Despite these failures, after Jesus’ resurrection, Peter is ready enough to confess his friendship with Jesus (φιλεῖν ≈ to love, to be a friend of) and to hear Jesus’ summons to shepherd his sheep (John 21:15–16). Jesus’ meaning has, however, not completely come home. Only when Jesus asks whether Peter is his friend does it seem that the reality his inquiry becomes clear (John 21:17).5 Semantically, ἀγαπᾶν (≈ to love) and φιλεῖν are closely related terms (John 21:15–17),6 but it is in the latter verbiage that Jesus has interpretively tied his own sacrifice to Peter’s unfilfilled promise of the same (John 13:37–38; 15:13–15).7 Although Peter has failed to make good on his friendly promise to die in Jesus’ behalf, he still affirms his friendship with Jesus (John 21:15–17). As the Chief and Good Shepherd, Jesus has died in behalf of his sheep and his friends, and this vocation he freshly commends to his friend Peter:
Feed my sheep. Truly, truly, I say to you, when you were young, you would dress yourself and walk where you wanted, but when you are old, you will stretch out your hands, and another will gird you and will bring you where you do not want to go. (John 21:17d–18; βόσκε τὰ πρόβατά μου. ἀμὴν ἀμὴν λέγω σοι, ὅτε ἦς νεώτερος, ἐζώννυες σεαυτὸν καὶ περιεπάτεις ὅπου ἤθελες· ὅταν δὲ γηράσῃς, ἐκτενεῖς τὰς χεῖράς σου, καὶ ἄλλος σε ζώσει καὶ οἴσει ὅπου οὐ θέλεις.)

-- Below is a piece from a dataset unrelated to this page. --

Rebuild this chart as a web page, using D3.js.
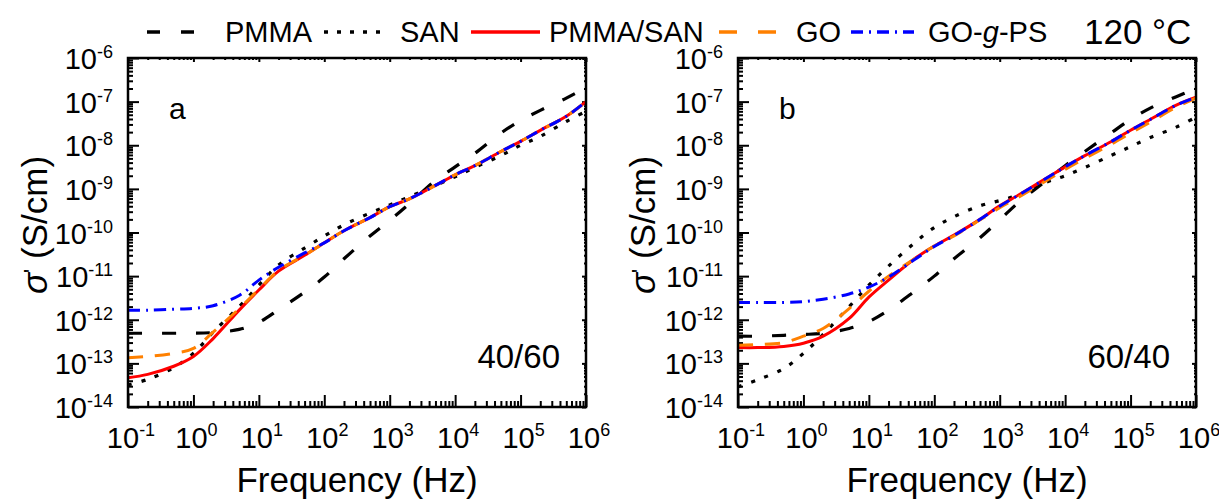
<!DOCTYPE html>
<html>
<head>
<meta charset="utf-8">
<script src="https://cdn.jsdelivr.net/npm/d3@7"></script>
<style>
  body { margin: 0; background: #fff; }
  svg { display: block; font-family: "Liberation Sans", Arial, sans-serif; }
</style>
</head>
<body>
<svg id="chart"></svg>
<script>
// frequencies (Hz) shared by every curve
const freq = [0.1, 0.2, 0.5, 1, 2, 5, 10, 20, 50, 100, 200, 500, 1e3, 2e3, 5e3, 1e4, 2e4, 5e4, 1e5, 2e5, 5e5, 1e6];

// panel a : 40/60
const pmmaA  = [4.9e-13, 4.9e-13, 4.9e-13, 4.9e-13, 5.1e-13, 6.0e-13, 8.7e-13, 1.7e-12, 4.3e-12, 9.5e-12, 2.5e-11, 8.3e-11, 1.9e-10, 4.6e-10, 1.55e-9, 3.2e-9, 6.5e-9, 1.9e-8, 3.7e-8, 6.3e-8, 1.2e-7, 2.1e-7];
const sanA   = [3.2e-14, 4.3e-14, 8.0e-14, 1.7e-13, 5.2e-13, 2.0e-12, 6.2e-12, 1.8e-11, 4.4e-11, 8.3e-11, 1.5e-10, 2.8e-10, 4.3e-10, 6.6e-10, 1.2e-9, 1.9e-9, 3.1e-9, 5.8e-9, 1.0e-8, 1.6e-8, 3.5e-8, 6.0e-8];
const blendA = [4.7e-14, 5.6e-14, 8.6e-14, 1.44e-13, 3.7e-13, 1.66e-12, 4.8e-12, 1.3e-11, 3.0e-11, 5.8e-11, 1.1e-10, 2.2e-10, 3.9e-10, 5.9e-10, 1.2e-9, 2.1e-9, 3.4e-9, 7.2e-9, 1.23e-8, 2.2e-8, 4.6e-8, 1.0e-7];
const goA    = [1.35e-13, 1.44e-13, 1.7e-13, 2.2e-13, 5.2e-13, 1.8e-12, 5.0e-12, 1.35e-11, 3.0e-11, 5.8e-11, 1.1e-10, 2.2e-10, 3.9e-10, 5.9e-10, 1.2e-9, 2.1e-9, 3.4e-9, 7.2e-9, 1.23e-8, 2.2e-8, 4.6e-8, 1.0e-7];
const goPsA  = [1.65e-12, 1.65e-12, 1.74e-12, 1.82e-12, 2.1e-12, 3.6e-12, 8.1e-12, 1.6e-11, 3.4e-11, 5.8e-11, 1.1e-10, 2.2e-10, 3.9e-10, 5.9e-10, 1.2e-9, 2.1e-9, 3.4e-9, 7.2e-9, 1.23e-8, 2.2e-8, 4.6e-8, 1.0e-7];

// panel b : 60/40
const pmmaB  = [4.2e-13, 4.2e-13, 4.4e-13, 4.6e-13, 4.9e-13, 6.3e-13, 9.1e-13, 1.66e-12, 4.5e-12, 1.0e-11, 2.5e-11, 7.6e-11, 1.95e-10, 5.1e-10, 1.5e-9, 3.4e-9, 7.2e-9, 1.9e-8, 3.9e-8, 7.1e-8, 1.3e-7, 2.0e-7];
const sanB   = [2.9e-14, 4.2e-14, 7.6e-14, 1.7e-13, 4.6e-13, 2.0e-12, 6.2e-12, 1.7e-11, 5.8e-11, 1.3e-10, 2.3e-10, 4.1e-10, 5.4e-10, 7.4e-10, 1.4e-9, 2.0e-9, 3.1e-9, 5.8e-9, 9.3e-9, 1.5e-8, 2.6e-8, 4.4e-8];
const blendB = [2.3e-13, 2.3e-13, 2.45e-13, 2.9e-13, 4.2e-13, 1.07e-12, 3.3e-12, 8.1e-12, 2.5e-11, 4.9e-11, 8.7e-11, 2.0e-10, 4.1e-10, 7.4e-10, 1.7e-9, 3.2e-9, 5.8e-9, 1.2e-8, 2.2e-8, 3.9e-8, 8.3e-8, 1.26e-7];
const goB    = [2.6e-13, 2.7e-13, 3.0e-13, 4.2e-13, 6.3e-13, 1.8e-12, 4.5e-12, 1.0e-11, 2.5e-11, 4.9e-11, 8.3e-11, 1.95e-10, 3.7e-10, 6.6e-10, 1.5e-9, 2.8e-9, 5.0e-9, 1.05e-8, 1.9e-8, 3.4e-8, 7.4e-8, 1.2e-7];
const goPsB  = [2.5e-12, 2.5e-12, 2.5e-12, 2.6e-12, 2.95e-12, 3.9e-12, 5.6e-12, 9.5e-12, 2.4e-11, 4.8e-11, 8.5e-11, 2.0e-10, 4.0e-10, 7.4e-10, 1.7e-9, 3.2e-9, 5.8e-9, 1.2e-8, 2.2e-8, 3.9e-8, 8.3e-8, 1.26e-7];

// tick labels (exponents of ten)
const xExps = [-1, 0, 1, 2, 3, 4, 5, 6];
const yExps = [-6, -7, -8, -9, -10, -11, -12, -13, -14];

const seriesNames = ["PMMA", "SAN", "PMMA/SAN", "GO", "GO-g-PS"];

const styles = {
  "PMMA":     {color: "#000",    width: 3.2, dash: "14,20",     legendDash: "13,21"},
  "SAN":      {color: "#000",    width: 3.2, dash: "4,10",      legendDash: "4,9"},
  "PMMA/SAN": {color: "#ff0000", width: 3,   dash: null,        legendDash: null},
  "GO":       {color: "#ff8000", width: 3,   dash: "15,12",     legendDash: "18,21"},
  "GO-g-PS":  {color: "#0000ff", width: 3,   dash: "12,6,2,6",  legendDash: "12,6,2,6"}
};

const panels = [
  {left: 128, right: 586, letter: "a", ratio: "40/60", titleX: 47,
   data: {"PMMA": pmmaA, "SAN": sanA, "PMMA/SAN": blendA, "GO": goA, "GO-g-PS": goPsA}},
  {left: 738, right: 1196, letter: "b", ratio: "60/40", titleX: 655,
   data: {"PMMA": pmmaB, "SAN": sanB, "PMMA/SAN": blendB, "GO": goB, "GO-g-PS": goPsB}}
];

const W = 1219, H = 502, plotTop = 58, plotBottom = 407;

const svg = d3.select("#chart").attr("width", W).attr("height", H);

// minor tick values
function minors(lo, hi) {
  const out = [];
  for (let e = lo; e < hi; e++) for (let m = 2; m <= 9; m++) out.push(m * Math.pow(10, e));
  return out;
}

panels.forEach(function (p, pi) {
  const x = d3.scaleLog().domain([0.1, 1e6]).range([p.left, p.right]);
  const y = d3.scaleLog().domain([1e-14, 1e-6]).range([plotBottom, plotTop]);
  const g = svg.append("g");

  const xMaj = xExps.map(e => Math.pow(10, e));
  const yMaj = yExps.map(e => Math.pow(10, e));
  const xMin = minors(-1, 6), yMin = minors(-14, -6);

  function axis(gen, pos, tv, size) {
    const a = g.append("g").attr("transform", pos)
      .call(gen.tickValues(tv).tickSize(size).tickFormat(""));
    a.select(".domain").remove();
    a.selectAll("line").attr("stroke", "#000").attr("stroke-width", 2);
  }
  axis(d3.axisBottom(x), "translate(0," + plotBottom + ")", xMaj, -12);
  axis(d3.axisBottom(x), "translate(0," + plotBottom + ")", xMin, -6);
  axis(d3.axisLeft(y), "translate(" + p.left + ",0)", yMaj, -11);
  axis(d3.axisLeft(y), "translate(" + p.left + ",0)", yMin, -5);
  axis(d3.axisTop(x), "translate(0," + plotTop + ")", xMaj, -4);
  axis(d3.axisTop(x), "translate(0," + plotTop + ")", xMin, -2);
  axis(d3.axisRight(y), "translate(" + p.right + ",0)", yMaj, -4);
  axis(d3.axisRight(y), "translate(" + p.right + ",0)", yMin, -2);

  // curves
  const clipId = "clip" + pi;
  svg.append("clipPath").attr("id", clipId).append("rect")
    .attr("x", p.left).attr("y", plotTop).attr("width", p.right - p.left).attr("height", plotBottom - plotTop);

  const line = d3.line()
    .x(d => x(d[0]))
    .y(d => y(d[1]))
    .curve(d3.curveCatmullRom.alpha(0.5));

  seriesNames.forEach(function (name) {
    const s = styles[name];
    g.append("path")
      .datum(freq.map((f, i) => [f, p.data[name][i]]))
      .attr("clip-path", "url(#" + clipId + ")")
      .attr("fill", "none")
      .attr("stroke", s.color)
      .attr("stroke-width", s.width)
      .attr("stroke-dasharray", s.dash)
      .attr("d", line);
  });

  // frame
  g.append("rect")
    .attr("x", p.left).attr("y", plotTop)
    .attr("width", p.right - p.left).attr("height", plotBottom - plotTop)
    .attr("fill", "none").attr("stroke", "#000").attr("stroke-width", 2.5);

  // x tick labels
  xExps.forEach(function (e) {
    const t = g.append("text")
      .attr("x", x(Math.pow(10, e)) + 3).attr("y", 448)
      .attr("text-anchor", "middle").attr("font-size", 29);
    t.append("tspan").text("10");
    t.append("tspan").attr("dy", -12).attr("font-size", 18).text(e);
  });

  // y tick labels
  yExps.forEach(function (e) {
    const t = g.append("text")
      .attr("x", p.left - 15).attr("y", y(Math.pow(10, e)) + 11)
      .attr("text-anchor", "end").attr("font-size", 29);
    t.append("tspan").text("10");
    t.append("tspan").attr("dy", -11).attr("font-size", 18).text(e);
  });

  // axis titles
  g.append("text")
    .attr("x", (p.left + p.right) / 2).attr("y", 492)
    .attr("text-anchor", "middle").attr("font-size", 35)
    .text("Frequency (Hz)");

  const yt = g.append("text")
    .attr("transform", "translate(" + p.titleX + "," + 225 + ") rotate(-90)")
    .attr("text-anchor", "middle").attr("font-size", 35);
  yt.append("tspan").attr("font-style", "italic").text("σ");
  yt.append("tspan").attr("dy", -8).attr("font-size", 22).text("'");
  yt.append("tspan").attr("dy", 8).text(" (S/cm)");

  // panel letter and composition
  g.append("text").attr("x", p.left + 41).attr("y", 119)
    .attr("font-size", 30).text(p.letter);
  g.append("text").attr("x", p.right - 26).attr("y", 368)
    .attr("text-anchor", "end").attr("font-size", 33).text(p.ratio);
});

// legend
const legendPos = [
  {name: "PMMA",     x0: 147, x1: 215, tx: 225},
  {name: "SAN",      x0: 324, x1: 389, tx: 400},
  {name: "PMMA/SAN", x0: 471, x1: 540, tx: 549},
  {name: "GO",       x0: 719, x1: 786, tx: 796},
  {name: "GO-g-PS",  x0: 851, x1: 914, tx: 928}
];
const lg = svg.append("g");
legendPos.forEach(function (d) {
  const s = styles[d.name];
  lg.append("line")
    .attr("x1", d.x0).attr("x2", d.x1).attr("y1", 32).attr("y2", 32)
    .attr("stroke", s.color).attr("stroke-width", 3.5)
    .attr("stroke-dasharray", s.legendDash);
  const t = lg.append("text").attr("x", d.tx).attr("y", 42).attr("font-size", 29);
  if (d.name === "GO-g-PS") {
    t.append("tspan").text("GO-");
    t.append("tspan").attr("font-style", "italic").text("g");
    t.append("tspan").text("-PS");
  } else {
    t.text(d.name);
  }
});
lg.append("text").attr("x", 1084).attr("y", 44).attr("font-size", 35).text("120 °C");
</script>
</body>
</html>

“And he said this to show by what kind of death he would glorify God” (John 21:19a; τοῦτο δὲ εἶπεν σημαίνων ποίῳ θανάτῳ δοξάσει τὸν θεόν). Peter had shrunk back from his previous espousals, but it was still his vocation to follow the Good Shepherd and to do so faithfully to the end.8
1. See Daniel B. Wallace, Greek Grammar beyond the Basics: An Exegetical Syntax of the New Testament (Grand Rapids: Zondervan, 1996), 383–89, for a discussion.
2. See BDAG, s.v., ὑπέρ, §A.1.a.ε.
3. Craig S. Keener, The Gospel of John: A Commentary (Peabody, Mass.: Hendrickson, 2003), 1004–5.
4. Ibid., 1004–15; cf. Augustine, Doctr. chr., 1.30.31 (NPNF1, 2:531); Augustine, Tract. Ev. Jo., 43.2 (NPNF1, 7:240).
6. See D. A. Carson, Exegetical Fallacies (2nd ed.; Grand Rapids: Baker Books, 1996); Keener, John, 1235–36; Moisés Silva, Biblical Words and Their Meaning: An Introduction to Lexical Semantics (rev. ed.; Grand Rapids: Zondervan, 1994), 96–97, for a discussion.
7. Cf. Andreas J. Köstenberger, John (Baker Exegetical Commentary on the New Testament; Grand Rapids: Baker, 2004), 596–98.
8. Andreas J. Köstenberger, A Theology of John’s Gospel and Letters: The Word, the Christ, the Son of God (Biblical Theology of the New Testament; Grand Rapids: Zondervan, 2009), 495–96n151.
Excellent post. M. Culy has additional perspectives that support these points in the recently published “Echoes of Friendship in the Gospel of John,” for what it’s worth:
Ah, that does look like an interesting text. Thanks so much for the reference.